Data block »
▽
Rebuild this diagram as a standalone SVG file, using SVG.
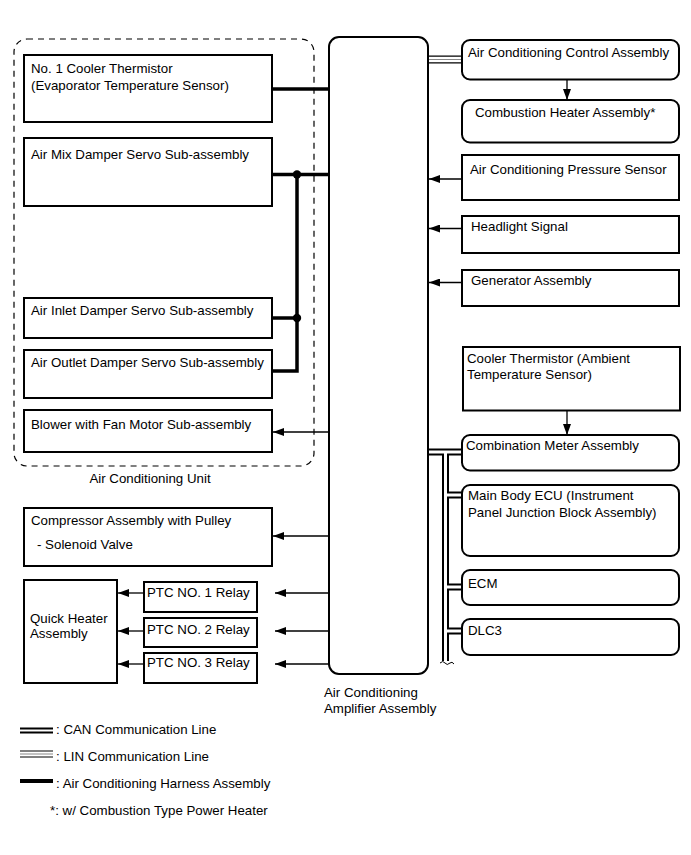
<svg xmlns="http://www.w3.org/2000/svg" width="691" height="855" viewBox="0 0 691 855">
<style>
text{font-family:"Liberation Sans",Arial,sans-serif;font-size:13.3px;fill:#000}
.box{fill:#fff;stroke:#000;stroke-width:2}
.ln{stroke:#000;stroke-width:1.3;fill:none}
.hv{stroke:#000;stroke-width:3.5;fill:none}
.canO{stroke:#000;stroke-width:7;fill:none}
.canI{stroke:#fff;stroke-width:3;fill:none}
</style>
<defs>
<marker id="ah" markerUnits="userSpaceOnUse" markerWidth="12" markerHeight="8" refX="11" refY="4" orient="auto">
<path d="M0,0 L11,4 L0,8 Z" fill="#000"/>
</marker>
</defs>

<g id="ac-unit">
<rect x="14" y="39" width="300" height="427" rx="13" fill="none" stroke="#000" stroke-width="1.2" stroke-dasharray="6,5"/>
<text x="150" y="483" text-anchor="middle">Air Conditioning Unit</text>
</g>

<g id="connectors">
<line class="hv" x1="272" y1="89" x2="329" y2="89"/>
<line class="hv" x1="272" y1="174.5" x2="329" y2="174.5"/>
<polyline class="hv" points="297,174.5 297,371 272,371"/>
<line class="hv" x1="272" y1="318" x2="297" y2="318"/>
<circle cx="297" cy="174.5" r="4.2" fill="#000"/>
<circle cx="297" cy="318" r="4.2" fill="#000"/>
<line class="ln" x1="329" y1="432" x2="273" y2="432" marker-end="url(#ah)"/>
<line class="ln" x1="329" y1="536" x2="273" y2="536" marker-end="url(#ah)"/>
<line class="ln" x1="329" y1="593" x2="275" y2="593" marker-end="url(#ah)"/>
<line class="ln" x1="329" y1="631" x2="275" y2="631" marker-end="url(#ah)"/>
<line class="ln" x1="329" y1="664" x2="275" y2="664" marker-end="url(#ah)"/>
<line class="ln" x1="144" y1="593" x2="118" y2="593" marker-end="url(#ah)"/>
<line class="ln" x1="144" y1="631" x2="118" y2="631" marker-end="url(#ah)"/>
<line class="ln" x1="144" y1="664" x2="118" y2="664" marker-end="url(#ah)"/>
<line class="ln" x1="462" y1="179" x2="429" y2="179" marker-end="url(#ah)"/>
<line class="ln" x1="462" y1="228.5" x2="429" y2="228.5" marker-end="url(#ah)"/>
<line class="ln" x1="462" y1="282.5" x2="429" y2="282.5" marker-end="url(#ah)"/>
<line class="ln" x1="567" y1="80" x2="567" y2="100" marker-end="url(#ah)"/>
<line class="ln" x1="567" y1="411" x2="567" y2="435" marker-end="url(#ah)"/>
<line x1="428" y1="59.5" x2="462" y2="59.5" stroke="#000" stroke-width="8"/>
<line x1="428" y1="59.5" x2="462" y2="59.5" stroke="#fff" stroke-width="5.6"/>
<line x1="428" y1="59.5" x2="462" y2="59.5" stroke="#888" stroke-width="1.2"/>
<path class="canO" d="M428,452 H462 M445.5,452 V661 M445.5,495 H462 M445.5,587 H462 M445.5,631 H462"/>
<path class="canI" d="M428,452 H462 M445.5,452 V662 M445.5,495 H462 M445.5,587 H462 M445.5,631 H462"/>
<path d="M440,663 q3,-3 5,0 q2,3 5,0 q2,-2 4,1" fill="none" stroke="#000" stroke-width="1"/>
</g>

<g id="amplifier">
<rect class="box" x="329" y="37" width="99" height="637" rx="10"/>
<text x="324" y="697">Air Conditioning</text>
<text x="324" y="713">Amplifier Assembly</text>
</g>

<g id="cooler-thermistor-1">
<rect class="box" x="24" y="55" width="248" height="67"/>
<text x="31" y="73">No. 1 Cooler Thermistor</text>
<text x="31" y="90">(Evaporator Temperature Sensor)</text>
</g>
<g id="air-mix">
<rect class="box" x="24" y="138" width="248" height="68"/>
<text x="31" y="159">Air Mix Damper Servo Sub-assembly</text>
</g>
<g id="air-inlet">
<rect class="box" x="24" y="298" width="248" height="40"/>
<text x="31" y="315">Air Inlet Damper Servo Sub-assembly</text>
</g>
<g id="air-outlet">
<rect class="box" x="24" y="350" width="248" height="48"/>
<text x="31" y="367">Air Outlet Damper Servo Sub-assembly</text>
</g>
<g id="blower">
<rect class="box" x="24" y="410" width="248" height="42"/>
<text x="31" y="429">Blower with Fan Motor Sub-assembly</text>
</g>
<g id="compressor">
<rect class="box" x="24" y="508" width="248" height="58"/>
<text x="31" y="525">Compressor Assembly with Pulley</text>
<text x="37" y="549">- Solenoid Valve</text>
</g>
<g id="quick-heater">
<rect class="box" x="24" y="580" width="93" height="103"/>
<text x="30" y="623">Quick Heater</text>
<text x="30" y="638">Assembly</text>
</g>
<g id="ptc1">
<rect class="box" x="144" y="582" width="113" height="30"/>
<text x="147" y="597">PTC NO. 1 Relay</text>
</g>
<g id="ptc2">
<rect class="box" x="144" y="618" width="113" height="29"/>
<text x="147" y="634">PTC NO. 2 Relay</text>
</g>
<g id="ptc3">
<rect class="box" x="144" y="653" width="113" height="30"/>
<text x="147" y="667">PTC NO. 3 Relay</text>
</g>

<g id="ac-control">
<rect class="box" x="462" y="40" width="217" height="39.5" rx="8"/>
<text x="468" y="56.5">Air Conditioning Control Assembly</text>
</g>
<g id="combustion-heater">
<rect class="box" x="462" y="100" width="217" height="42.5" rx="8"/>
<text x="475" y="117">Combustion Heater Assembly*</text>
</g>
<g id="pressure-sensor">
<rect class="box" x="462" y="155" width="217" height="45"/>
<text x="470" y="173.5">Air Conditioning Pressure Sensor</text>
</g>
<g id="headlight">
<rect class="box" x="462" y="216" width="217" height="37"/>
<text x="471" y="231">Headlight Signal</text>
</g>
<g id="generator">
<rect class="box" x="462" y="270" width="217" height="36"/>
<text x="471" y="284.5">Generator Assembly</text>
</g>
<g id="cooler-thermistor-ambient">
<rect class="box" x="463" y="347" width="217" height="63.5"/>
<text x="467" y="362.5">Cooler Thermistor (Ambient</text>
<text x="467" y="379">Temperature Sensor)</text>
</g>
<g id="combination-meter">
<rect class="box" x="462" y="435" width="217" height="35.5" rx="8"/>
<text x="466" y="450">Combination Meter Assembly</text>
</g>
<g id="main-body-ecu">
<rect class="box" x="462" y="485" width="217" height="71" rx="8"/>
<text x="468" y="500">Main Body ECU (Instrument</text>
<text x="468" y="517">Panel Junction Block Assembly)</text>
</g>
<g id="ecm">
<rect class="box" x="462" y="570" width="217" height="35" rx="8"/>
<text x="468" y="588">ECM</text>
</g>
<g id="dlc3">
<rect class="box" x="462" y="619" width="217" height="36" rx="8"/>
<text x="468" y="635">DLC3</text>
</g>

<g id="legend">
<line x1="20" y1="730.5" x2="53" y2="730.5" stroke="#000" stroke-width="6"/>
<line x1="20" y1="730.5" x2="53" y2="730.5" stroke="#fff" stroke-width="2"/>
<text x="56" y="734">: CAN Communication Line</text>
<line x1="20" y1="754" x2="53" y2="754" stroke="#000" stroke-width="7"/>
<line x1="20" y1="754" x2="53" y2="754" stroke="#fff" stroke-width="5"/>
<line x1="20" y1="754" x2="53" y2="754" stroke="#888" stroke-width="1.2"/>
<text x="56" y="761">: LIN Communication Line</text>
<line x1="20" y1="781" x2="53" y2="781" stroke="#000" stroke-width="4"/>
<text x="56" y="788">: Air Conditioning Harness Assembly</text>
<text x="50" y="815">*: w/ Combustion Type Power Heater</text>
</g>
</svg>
△
Work instructions »
Every line should be retyped exactly, with the pictures omitted.

Correct output »
Rebuild this diagram as a standalone SVG file, using SVG.
<svg xmlns="http://www.w3.org/2000/svg" width="691" height="855" viewBox="0 0 691 855">
<style>
text{font-family:"Liberation Sans",Arial,sans-serif;font-size:13.3px;fill:#000}
.box{fill:#fff;stroke:#000;stroke-width:2}
.ln{stroke:#000;stroke-width:1.3;fill:none}
.hv{stroke:#000;stroke-width:3.5;fill:none}
.canO{stroke:#000;stroke-width:7;fill:none}
.canI{stroke:#fff;stroke-width:3;fill:none}
</style>
<defs>
<marker id="ah" markerUnits="userSpaceOnUse" markerWidth="12" markerHeight="8" refX="11" refY="4" orient="auto">
<path d="M0,0 L11,4 L0,8 Z" fill="#000"/>
</marker>
</defs>

<g id="ac-unit">
<rect x="14" y="39" width="300" height="427" rx="13" fill="none" stroke="#000" stroke-width="1.2" stroke-dasharray="6,5"/>
<text x="150" y="483" text-anchor="middle">Air Conditioning Unit</text>
</g>

<g id="connectors">
<line class="hv" x1="272" y1="89" x2="329" y2="89"/>
<line class="hv" x1="272" y1="174.5" x2="329" y2="174.5"/>
<polyline class="hv" points="297,174.5 297,371 272,371"/>
<line class="hv" x1="272" y1="318" x2="297" y2="318"/>
<circle cx="297" cy="174.5" r="4.2" fill="#000"/>
<circle cx="297" cy="318" r="4.2" fill="#000"/>
<line class="ln" x1="329" y1="432" x2="273" y2="432" marker-end="url(#ah)"/>
<line class="ln" x1="329" y1="536" x2="273" y2="536" marker-end="url(#ah)"/>
<line class="ln" x1="329" y1="593" x2="275" y2="593" marker-end="url(#ah)"/>
<line class="ln" x1="329" y1="631" x2="275" y2="631" marker-end="url(#ah)"/>
<line class="ln" x1="329" y1="664" x2="275" y2="664" marker-end="url(#ah)"/>
<line class="ln" x1="144" y1="593" x2="118" y2="593" marker-end="url(#ah)"/>
<line class="ln" x1="144" y1="631" x2="118" y2="631" marker-end="url(#ah)"/>
<line class="ln" x1="144" y1="664" x2="118" y2="664" marker-end="url(#ah)"/>
<line class="ln" x1="462" y1="179" x2="429" y2="179" marker-end="url(#ah)"/>
<line class="ln" x1="462" y1="228.5" x2="429" y2="228.5" marker-end="url(#ah)"/>
<line class="ln" x1="462" y1="282.5" x2="429" y2="282.5" marker-end="url(#ah)"/>
<line class="ln" x1="567" y1="80" x2="567" y2="100" marker-end="url(#ah)"/>
<line class="ln" x1="567" y1="411" x2="567" y2="435" marker-end="url(#ah)"/>
<line x1="428" y1="59.5" x2="462" y2="59.5" stroke="#000" stroke-width="8"/>
<line x1="428" y1="59.5" x2="462" y2="59.5" stroke="#fff" stroke-width="5.6"/>
<line x1="428" y1="59.5" x2="462" y2="59.5" stroke="#888" stroke-width="1.2"/>
<path class="canO" d="M428,452 H462 M445.5,452 V661 M445.5,495 H462 M445.5,587 H462 M445.5,631 H462"/>
<path class="canI" d="M428,452 H462 M445.5,452 V662 M445.5,495 H462 M445.5,587 H462 M445.5,631 H462"/>
<path d="M440,663 q3,-3 5,0 q2,3 5,0 q2,-2 4,1" fill="none" stroke="#000" stroke-width="1"/>
</g>

<g id="amplifier">
<rect class="box" x="329" y="37" width="99" height="637" rx="10"/>
<text x="324" y="697">Air Conditioning</text>
<text x="324" y="713">Amplifier Assembly</text>
</g>

<g id="cooler-thermistor-1">
<rect class="box" x="24" y="55" width="248" height="67"/>
<text x="31" y="73">No. 1 Cooler Thermistor</text>
<text x="31" y="90">(Evaporator Temperature Sensor)</text>
</g>
<g id="air-mix">
<rect class="box" x="24" y="138" width="248" height="68"/>
<text x="31" y="159">Air Mix Damper Servo Sub-assembly</text>
</g>
<g id="air-inlet">
<rect class="box" x="24" y="298" width="248" height="40"/>
<text x="31" y="315">Air Inlet Damper Servo Sub-assembly</text>
</g>
<g id="air-outlet">
<rect class="box" x="24" y="350" width="248" height="48"/>
<text x="31" y="367">Air Outlet Damper Servo Sub-assembly</text>
</g>
<g id="blower">
<rect class="box" x="24" y="410" width="248" height="42"/>
<text x="31" y="429">Blower with Fan Motor Sub-assembly</text>
</g>
<g id="compressor">
<rect class="box" x="24" y="508" width="248" height="58"/>
<text x="31" y="525">Compressor Assembly with Pulley</text>
<text x="37" y="549">- Solenoid Valve</text>
</g>
<g id="quick-heater">
<rect class="box" x="24" y="580" width="93" height="103"/>
<text x="30" y="623">Quick Heater</text>
<text x="30" y="638">Assembly</text>
</g>
<g id="ptc1">
<rect class="box" x="144" y="582" width="113" height="30"/>
<text x="147" y="597">PTC NO. 1 Relay</text>
</g>
<g id="ptc2">
<rect class="box" x="144" y="618" width="113" height="29"/>
<text x="147" y="634">PTC NO. 2 Relay</text>
</g>
<g id="ptc3">
<rect class="box" x="144" y="653" width="113" height="30"/>
<text x="147" y="667">PTC NO. 3 Relay</text>
</g>

<g id="ac-control">
<rect class="box" x="462" y="40" width="217" height="39.5" rx="8"/>
<text x="468" y="56.5">Air Conditioning Control Assembly</text>
</g>
<g id="combustion-heater">
<rect class="box" x="462" y="100" width="217" height="42.5" rx="8"/>
<text x="475" y="117">Combustion Heater Assembly*</text>
</g>
<g id="pressure-sensor">
<rect class="box" x="462" y="155" width="217" height="45"/>
<text x="470" y="173.5">Air Conditioning Pressure Sensor</text>
</g>
<g id="headlight">
<rect class="box" x="462" y="216" width="217" height="37"/>
<text x="471" y="231">Headlight Signal</text>
</g>
<g id="generator">
<rect class="box" x="462" y="270" width="217" height="36"/>
<text x="471" y="284.5">Generator Assembly</text>
</g>
<g id="cooler-thermistor-ambient">
<rect class="box" x="463" y="347" width="217" height="63.5"/>
<text x="467" y="362.5">Cooler Thermistor (Ambient</text>
<text x="467" y="379">Temperature Sensor)</text>
</g>
<g id="combination-meter">
<rect class="box" x="462" y="435" width="217" height="35.5" rx="8"/>
<text x="466" y="450">Combination Meter Assembly</text>
</g>
<g id="main-body-ecu">
<rect class="box" x="462" y="485" width="217" height="71" rx="8"/>
<text x="468" y="500">Main Body ECU (Instrument</text>
<text x="468" y="517">Panel Junction Block Assembly)</text>
</g>
<g id="ecm">
<rect class="box" x="462" y="570" width="217" height="35" rx="8"/>
<text x="468" y="588">ECM</text>
</g>
<g id="dlc3">
<rect class="box" x="462" y="619" width="217" height="36" rx="8"/>
<text x="468" y="635">DLC3</text>
</g>

<g id="legend">
<line x1="20" y1="730.5" x2="53" y2="730.5" stroke="#000" stroke-width="6"/>
<line x1="20" y1="730.5" x2="53" y2="730.5" stroke="#fff" stroke-width="2"/>
<text x="56" y="734">: CAN Communication Line</text>
<line x1="20" y1="754" x2="53" y2="754" stroke="#000" stroke-width="7"/>
<line x1="20" y1="754" x2="53" y2="754" stroke="#fff" stroke-width="5"/>
<line x1="20" y1="754" x2="53" y2="754" stroke="#888" stroke-width="1.2"/>
<text x="56" y="761">: LIN Communication Line</text>
<line x1="20" y1="781" x2="53" y2="781" stroke="#000" stroke-width="4"/>
<text x="56" y="788">: Air Conditioning Harness Assembly</text>
<text x="50" y="815">*: w/ Combustion Type Power Heater</text>
</g>
</svg>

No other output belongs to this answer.